You have already found one of the solutions. The other one would be to declare ra and rb threadprivate since they are only used to pass data from EFFPOT to funct:
MODULE POTDATA
IMPLICIT NONE
INTEGER :: IA , IB , ID
DOUBLE PRECISION :: RA , RB , R1s(450)
!$OMP THREADPRIVATE(RA,RB)
END MODULE POTDATA
You should then also remove ra and rb from the list of the private clause of the parallel region within EFFPOT.
On some platforms, e.g. OS X, using threadprivate with GCC (i.e. gfortran) could be slower than actually passing around the two variables as arguments because of the emulated TLS.
Note that this semantic error is really hard to detect and many OpenMP tools won't actually spot it.
First of all, it is very difficult to say something specific without seeing the actual code. However, I do have some comments on your situation and the conclusions you are drawing.

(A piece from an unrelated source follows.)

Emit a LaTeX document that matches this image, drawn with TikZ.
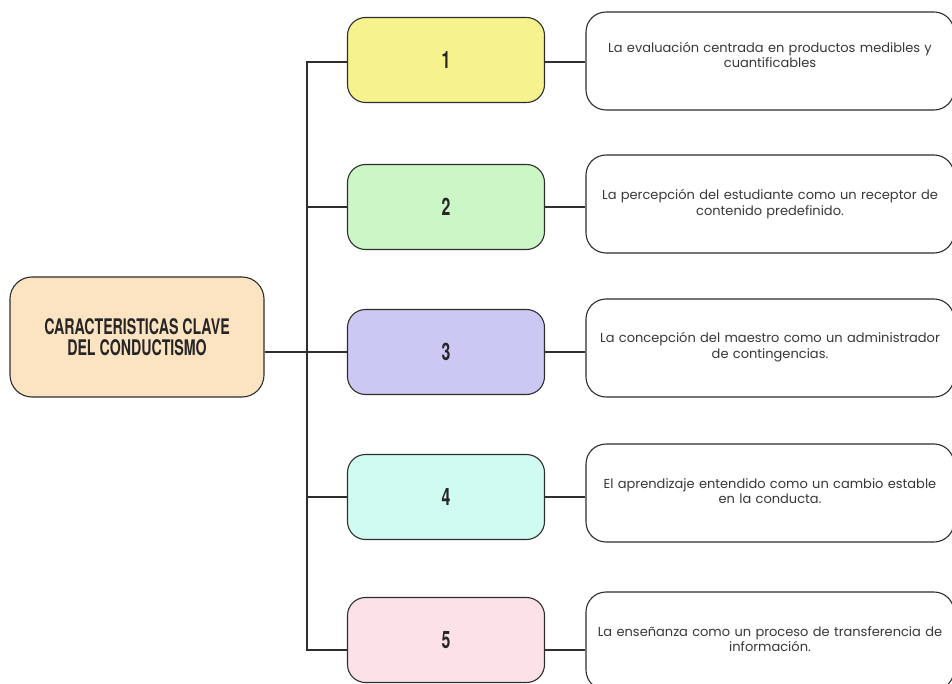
\documentclass[tikz,border=0pt]{standalone}
\usepackage{fontspec}
\setmainfont{Poppins}
\newfontfamily\headfont{TeX Gyre Heros}
\definecolor{cOrange}{HTML}{FCE3C2}
\definecolor{cYellow}{HTML}{F6F38E}
\definecolor{cGreen}{HTML}{CBF6C6}
\definecolor{cPurple}{HTML}{CBC8F4}
\definecolor{cCyan}{HTML}{CFFBF1}
\definecolor{cPink}{HTML}{FCE1E9}
\definecolor{lineC}{HTML}{2E2E2E}
\tikzset{
  numbox/.style={draw=lineC, line width=1.1pt, rounded corners=18pt, minimum width=197pt, minimum height=85pt},
  txtbox/.style={draw=lineC, line width=1.1pt, rounded corners=20pt, minimum width=368pt, minimum height=98pt, fill=white},
  txtlbl/.style={text width=364pt, align=center, font=\fontsize{13}{15.5}\selectfont, text=black!78},
  numlbl/.style={font=\headfont\bfseries\fontsize{24}{24}\selectfont, text=black!85},
  conn/.style={draw=lineC, line width=1.1pt}
}
\newcommand{\cond}[1]{\scalebox{0.66}[1]{#1}}
\begin{document}
\begin{tikzpicture}[x=1pt,y=-1pt]
\useasboundingbox (0,0) rectangle (952,684);
\fill[white] (0,0) rectangle (952,684);
% center
\node[draw=lineC, line width=1.1pt, rounded corners=22pt, fill=cOrange, minimum width=254pt, minimum height=120pt,
  align=center, font=\headfont\bfseries\fontsize{21.5}{24}\selectfont, text=black!85] (center) at (137,337)
  {\cond{CARACTERISTICAS CLAVE}\\[-3pt]\cond{DEL CONDUCTISMO}};
% number boxes
\node[numbox, fill=cYellow] (b1) at (446,60) {};
\node[numbox, fill=cGreen]  (b2) at (446,207) {};
\node[numbox, fill=cPurple] (b3) at (446,352) {};
\node[numbox, fill=cCyan]   (b4) at (446,497) {};
\node[numbox, fill=cPink]   (b5) at (446,640) {};
\node[numlbl] (n1) at (b1.center) {\cond{1}};
\node[numlbl] (n2) at (b2.center) {\cond{2}};
\node[numlbl] (n3) at (b3.center) {\cond{3}};
\node[numlbl] (n4) at (b4.center) {\cond{4}};
\node[numlbl] (n5) at (b5.center) {\cond{5}};
% text boxes
\node[txtbox] (t1) at (770,61) {};
\node[txtbox] (t2) at (770,204) {};
\node[txtbox] (t3) at (770,348) {};
\node[txtbox] (t4) at (770,493) {};
\node[txtbox] (t5) at (770,641) {};
\node[txtlbl] (l1) at ([yshift=6pt]t1.center) {La evaluación centrada en productos medibles y\\cuantificables};
\node[txtlbl] (l2) at ([yshift=0pt]t2.center) {La percepción del estudiante como un receptor de\\contenido predefinido.};
\node[txtlbl] (l3) at ([yshift=1pt]t3.center) {La concepción del maestro como un administrador\\de contingencias.};
\node[txtlbl] (l4) at ([yshift=2pt]t4.center) {El aprendizaje entendido como un cambio estable\\en la conducta.};
\node[txtlbl] (l5) at ([yshift=2pt]t5.center) {La enseñanza como un proceso de transferencia de\\información.};
% trunk
\coordinate (tr) at (307,0);
\draw[conn] ([yshift=-2pt]b1.west) -- ([yshift=-2pt]b1.west -| tr) -- ([yshift=-10pt]b5.west -| tr) -- ([yshift=-10pt]b5.west);
\draw[conn] (b2.west -| tr) -- (b2.west);
\draw[conn] (b4.west -| tr) -- (b4.west);
\draw[conn] (center.east |- b3.west) -- (b3.west);
% right connectors
\draw[conn] ([yshift=-2pt]b1.east) -- ([yshift=-2pt]b1.east -| t1.west);
\draw[conn] (b2.east) -- (b2.east -| t2.west);
\draw[conn] (b3.east) -- (b3.east -| t3.west);
\draw[conn] (b4.east) -- (b4.east -| t4.west);
\draw[conn] ([yshift=-10pt]b5.east) -- ([yshift=-10pt]b5.east -| t5.west);
\end{tikzpicture}
\end{document}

The fact that your program runs fine both in parallel and sequential execution when compiled with "ifort" doesn't mean that your program is correct. Since compiler bugs leading to programs giving wrong answers are very rare, but on the other hand manual parallel programming is very error-prone, we should assume a problem with the way you parallelized your code. We are probably talking about a race condition.
And no, the problem you are having is not at all unusual. When you have a race condition, it happens often that the sequential execution works everywhere and your parallel execution works in some environments and fails in others. It's even common that your code gives different answers every time you call it (not only depending on the compiler, but on many other factors that can change over time).
What I suggest you should do, is to get a parallel debugger, like for example TotalView that will help you keep track of the various threads and their states. Try to find a simple test environment (as few threads as possible) that fails reliably.